Walker has created new works for Other Worlds that synthesize pictorial components of his previous work into single images which are filled in with obsessively rendered references to cellular structures and organic matter. And Walker has significantly increased the size of these works. Indeed, the first installation of Other Worlds, which occurred this past Fall at the Robert McLaughlin Gallery in Oshawa, Ontario, featured a nearly full-scale image of a sperm whale flanked on one side by a moon-like celestial body and on the other by an androgynous mask-like human, and occupied an entire 77' long wall.

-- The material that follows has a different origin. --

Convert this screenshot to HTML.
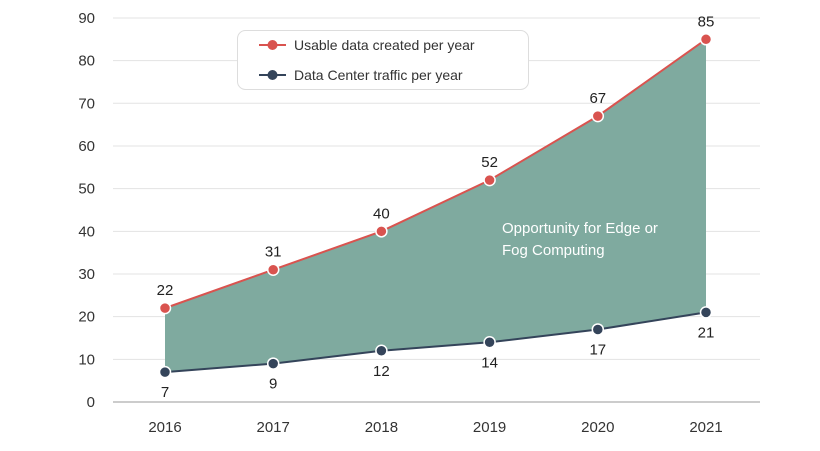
<!DOCTYPE html>
<html><head><meta charset="utf-8"><style>
html,body{margin:0;padding:0;background:#fff;}
svg{display:block;font-family:"Liberation Sans",sans-serif;}
</style></head><body>
<svg id="chart" width="820" height="451"></svg>
<script>
const years = ["2016","2017","2018","2019","2020","2021"];
const usable = [22,31,40,52,67,85];
const traffic = [7,9,12,14,17,21];
const yTicks = [0,10,20,30,40,50,60,70,80,90];
const NS="http://www.w3.org/2000/svg";
const svg=document.getElementById('chart');
function x(i){return 165+i*108.2;}
function y(v){return 402-v*4.267;}
function mk(t,a,p){const e=document.createElementNS(NS,t);for(const k in a)e.setAttribute(k,a[k]);(p||svg).appendChild(e);return e;}
yTicks.forEach(t=>{
  const l=mk('line',{x1:113,x2:760,y1:y(t),y2:y(t),stroke:t===0?'#999':'#e3e3e3','stroke-width':1});
  
  
  const tx=mk('text',{x:95,y:y(t)+5,'text-anchor':'end','font-size':15,fill:'#333'});tx.textContent=t;
  
  
});
years.forEach((yr,i)=>{
  const tx=mk('text',{x:x(i),y:432,'text-anchor':'middle','font-size':15,fill:'#333'});tx.textContent=yr;
  
  
});
let d='';usable.forEach((v,i)=>{d+=(i?'L':'M')+x(i)+','+y(v);});
for(let i=traffic.length-1;i>=0;i--)d+='L'+x(i)+','+y(traffic[i]);
const area=mk('path',{d:d+'Z',fill:'#7faa9f'});


function series(vals,color,name,above){
  const pts=vals.map((v,i)=>x(i)+','+y(v)).join(' ');
  const pl=mk('polyline',{points:pts,fill:'none',stroke:color,'stroke-width':2});
  
  
  vals.forEach((v,i)=>{
    const c=mk('circle',{cx:x(i),cy:y(v),r:5.5,fill:color,stroke:'#fff','stroke-width':1.5});
    
    
    const t=mk('text',{x:x(i),y:above?y(v)-13:y(v)+25,'text-anchor':'middle','font-size':15,fill:'#222'});t.textContent=v;
    
    
  });
}
series(usable,'#d9534f','usable-data',true);
series(traffic,'#34445a','traffic',false);
const a1=mk('text',{x:502,y:233,'font-size':15,fill:'#fff'});a1.textContent='Opportunity for Edge or';


const a2=mk('text',{x:502,y:255,'font-size':15,fill:'#fff'});a2.textContent='Fog Computing';


const lg=mk('g',{});


mk('rect',{x:237.5,y:30.5,width:291,height:59,rx:8,fill:'#fff',stroke:'#ddd'},lg);
[['Usable data created per year','#d9534f',45],['Data Center traffic per year','#34445a',75]].forEach(([lab,c,yy])=>{
  const g=mk('g',{},lg);
  
  
  mk('line',{x1:259,x2:286,y1:yy,y2:yy,stroke:c,'stroke-width':2},g);
  mk('circle',{cx:272.5,cy:yy,r:5,fill:c},g);
  const t=mk('text',{x:294,y:yy+5,'font-size':14,fill:'#333'},g);t.textContent=lab;
});
</script>
</body></html>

Alongside the work installed at the Robert McLaughlin Gallery, this exhibition will present five new pieces that Walker has produced specifically for the Dalhousie Art Gallery: a modernist office building in a landscape, a suspension bridge, a large wave, a tree, and a human body laid out horizontally in a tomb-like structure. These works allude to transitory life forms, energy fields and natural forces in states of flux that are juxtaposed with engineered constructions which penetrate the sky or connect opposite shores over dangerous waters. Remaining poetically unfixed in specific meaning, Walker's images appear to be assuredly rooted in an experience of earth that we collectively know. Yet there are too many little slippages, distortions and embellishments within the images to make us feel certain whether what we are looking at is from this world - or another.